To the editors:
It offers no assurance a reversal won’t happen, only that it’s unlikely. There’s no confidence in the use of subjective adverbs that only hint at reassurance and stability on a topic of vital interest to all American citizens: the already same-gendered married, those thinking about tying the knot, and those who are prayerfully wanting their version of god to intervene with SCOTUS and put the hinges back on the gay-and-lesbian closet door.
SCOTUS decisions are indeed overturned. Plessy v. Ferguson instituted officially separate but equal public facilities, overturned by Brown v. Board of Education and brought (and still brings) much tumult to the Square of Public Opinion. Lawrence v. Texas overturned Bowers v. Hardwick, which had enshrined private sexual activity as a suitable topic for police scrutiny.
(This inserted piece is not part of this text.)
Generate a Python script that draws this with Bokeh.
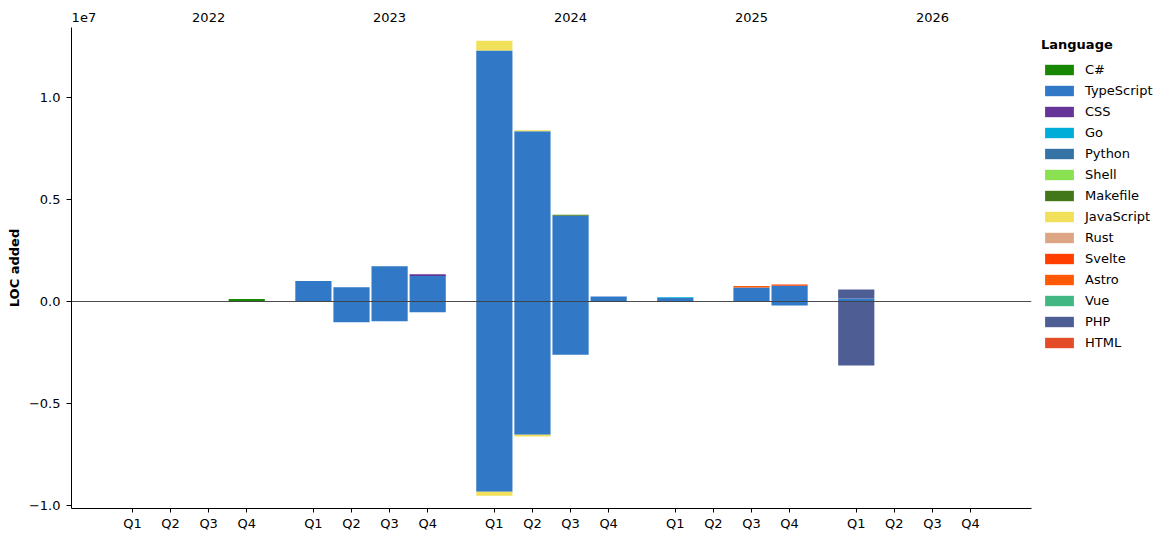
from bokeh.plotting import figure
from bokeh.models import (ColumnDataSource, FixedTicker, LinearAxis, Legend,
                          LegendItem, Span, Range1d)
from bokeh.embed import file_html
from bokeh.resources import INLINE

# ---------------- data ----------------
years = ["2022", "2023", "2024", "2025", "2026"]
quarters = ["Q1", "Q2", "Q3", "Q4"]

languages = ["C#", "TypeScript", "CSS", "Go", "Python", "Shell", "Makefile",
             "JavaScript", "Rust", "Svelte", "Astro", "Vue", "PHP", "HTML"]
colors = ["#178600", "#3178c6", "#663399", "#00add8", "#3572a5", "#89e051",
          "#427819", "#f1e05a", "#dea584", "#ff3e00", "#ff5a03", "#41b883",
          "#4f5d95", "#e34c26"]

# 20 periods: 2022Q1 ... 2026Q4  (LOC added, positive = additions, negative = removals)
z = [0] * 20
pos_csharp = [0, 0, 0, 120000] + [0] * 16
pos_typescript = [0, 0, 0, 0,
                  1000000, 700000, 1730000, 1250000,
                  12280000, 8330000, 4200000, 250000,
                  170000, 0, 690000, 770000,
                  150000, 0, 0, 0]
neg_typescript = [0, 0, 0, 0,
                  0, -1020000, -970000, -520000,
                  -9310000, -6520000, -2600000, -30000,
                  -20000, 0, 0, -200000,
                  0, 0, 0, 0]
pos_css = [0] * 7 + [85000] + [0] * 12
pos_go = [0] * 12 + [40000] + [0] * 7
pos_makefile = [0] * 10 + [50000] + [0] * 9
pos_javascript = [0] * 8 + [475000, 50000] + [0] * 10
neg_javascript = [0] * 8 + [-196000, -80000] + [0] * 10
pos_svelte = [0] * 15 + [60000] + [0] * 4
pos_astro = [0] * 14 + [70000] + [0] * 5
pos_php = [0] * 16 + [440000, 0, 0, 0]
neg_php = [0] * 16 + [-3130000, 0, 0, 0]

pos_values = {
    "C#": pos_csharp, "TypeScript": pos_typescript, "CSS": pos_css, "Go": pos_go,
    "Python": z, "Shell": z, "Makefile": pos_makefile, "JavaScript": pos_javascript,
    "Rust": z, "Svelte": pos_svelte, "Astro": pos_astro, "Vue": z,
    "PHP": pos_php, "HTML": z,
}
neg_values = {
    "C#": z, "TypeScript": neg_typescript, "CSS": z, "Go": z,
    "Python": z, "Shell": z, "Makefile": z, "JavaScript": neg_javascript,
    "Rust": z, "Svelte": z, "Astro": z, "Vue": z,
    "PHP": neg_php, "HTML": z,
}

# ---------------- layout of x positions ----------------
YEAR_STEP = 19   # 4 quarters * 4 units + gap
Q_STEP = 4
xs = [yi * YEAR_STEP + qi * Q_STEP for yi in range(len(years)) for qi in range(len(quarters))]

data = {"x": xs}
pos_cols, neg_cols = [], []
for lang in languages:
    data["p_" + lang] = pos_values[lang]
    data["n_" + lang] = neg_values[lang]
    pos_cols.append("p_" + lang)
    neg_cols.append("n_" + lang)
source = ColumnDataSource(data)

FONT = "DejaVu Sans"
X0, X1 = -6.4, 94.4

p = figure(width=1163, height=534, output_backend="svg", toolbar_location=None,
           x_range=Range1d(X0, X1), y_range=Range1d(-1.0127e7, 1.3405e7),
           min_border_left=71, min_border_top=27, min_border_bottom=26,
           min_border_right=132)
p.frame_width = 960
p.frame_height = 481
p.outline_line_color = None
p.xgrid.grid_line_color = None
p.ygrid.grid_line_color = None
p.background_fill_color = "white"
p.border_fill_color = "white"

pos_r = p.vbar_stack(pos_cols, x="x", width=3.8, color=colors, line_color=None, source=source)
neg_r = p.vbar_stack(neg_cols, x="x", width=3.8, color=colors, line_color=None, source=source)

p.add_layout(Span(location=0, dimension="width", line_color="#3a3a3a", line_width=0.9))

# x axis (quarters)
xa = p.xaxis[0]
xa.ticker = FixedTicker(ticks=xs)
xa.major_label_overrides = {x: quarters[i % 4] for i, x in enumerate(xs)}
xa.minor_tick_line_color = None
xa.major_tick_in = 0
xa.major_tick_out = 4
xa.major_label_standoff = 3
xa.major_label_text_font = FONT
xa.major_label_text_font_size = "13px"
xa.major_label_text_color = "black"
xa.axis_line_color = "black"

# year axis on top (plus the scale multiplier text at the left end)
year_ticks = [yi * YEAR_STEP + 2 * Q_STEP for yi in range(len(years))]
SCALE_POS = -5.1
top_overrides = {t: years[i] for i, t in enumerate(year_ticks)}
top_overrides[SCALE_POS] = "1e7"
ya_top = LinearAxis(ticker=FixedTicker(ticks=[SCALE_POS] + year_ticks),
                    major_label_overrides=top_overrides)
ya_top.axis_line_color = None
ya_top.major_tick_line_color = None
ya_top.minor_tick_line_color = None
ya_top.major_tick_out = 0
ya_top.major_tick_in = 0
ya_top.major_label_standoff = 6
ya_top.major_label_text_font = FONT
ya_top.major_label_text_font_size = "13px"
ya_top.major_label_text_color = "black"
p.add_layout(ya_top, "above")

# y axis
yticks = [-10000000, -5000000, 0, 5000000, 10000000]
ylabels = ["\u22121.0", "\u22120.5", "0.0", "0.5", "1.0"]
ya = p.yaxis[0]
ya.ticker = FixedTicker(ticks=yticks)
ya.major_label_overrides = {t: l for t, l in zip(yticks, ylabels)}
ya.minor_tick_line_color = None
ya.major_tick_in = 0
ya.major_tick_out = 5
ya.major_label_standoff = 6
ya.major_label_text_font = FONT
ya.major_label_text_font_size = "13px"
ya.major_label_text_color = "black"
ya.axis_line_color = "black"
ya.axis_label = "LOC added"
ya.axis_label_text_font = FONT
ya.axis_label_text_font_style = "bold"
ya.axis_label_text_font_size = "13px"
ya.axis_label_text_color = "black"
ya.axis_label_standoff = 4

items = [LegendItem(label=lang, renderers=[pos_r[i]]) for i, lang in enumerate(languages)]
legend = Legend(items=items, title="Language", location="top_left",
                title_text_font=FONT, title_text_font_style="bold", title_text_font_size="13px",
                title_text_color="black", title_standoff=9,
                label_text_font=FONT, label_text_font_size="13px", label_text_color="black",
                glyph_width=36, glyph_height=13, label_standoff=8,
                spacing=4, label_height=17, padding=16, margin=10,
                border_line_color=None, background_fill_alpha=0)
p.add_layout(legend, "right")

open("out.html", "w").write(file_html(p, INLINE))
Good laws can be reversed. The Equal Voting Rights Act of the mid-1960s has been gutted by a SCOTUS ruling allowing governing whites to impose limitations on the black governed.
Good rulings can be undone as well. Roe v. Wade, allowing women to seek abortion if needed and its attendant medical advice, is a goner in Trumpland as sure as the sun goes down in the west. Citizens United allows the unlimited use of campaign donations to be considered free speech, bankrupting campaign-finance disclosure laws. First Amendment separation of religion from government is now as mixed as a bowl of cake batter (if you find baking to be your personal testimony of devotion to the omniscient Sky Chef).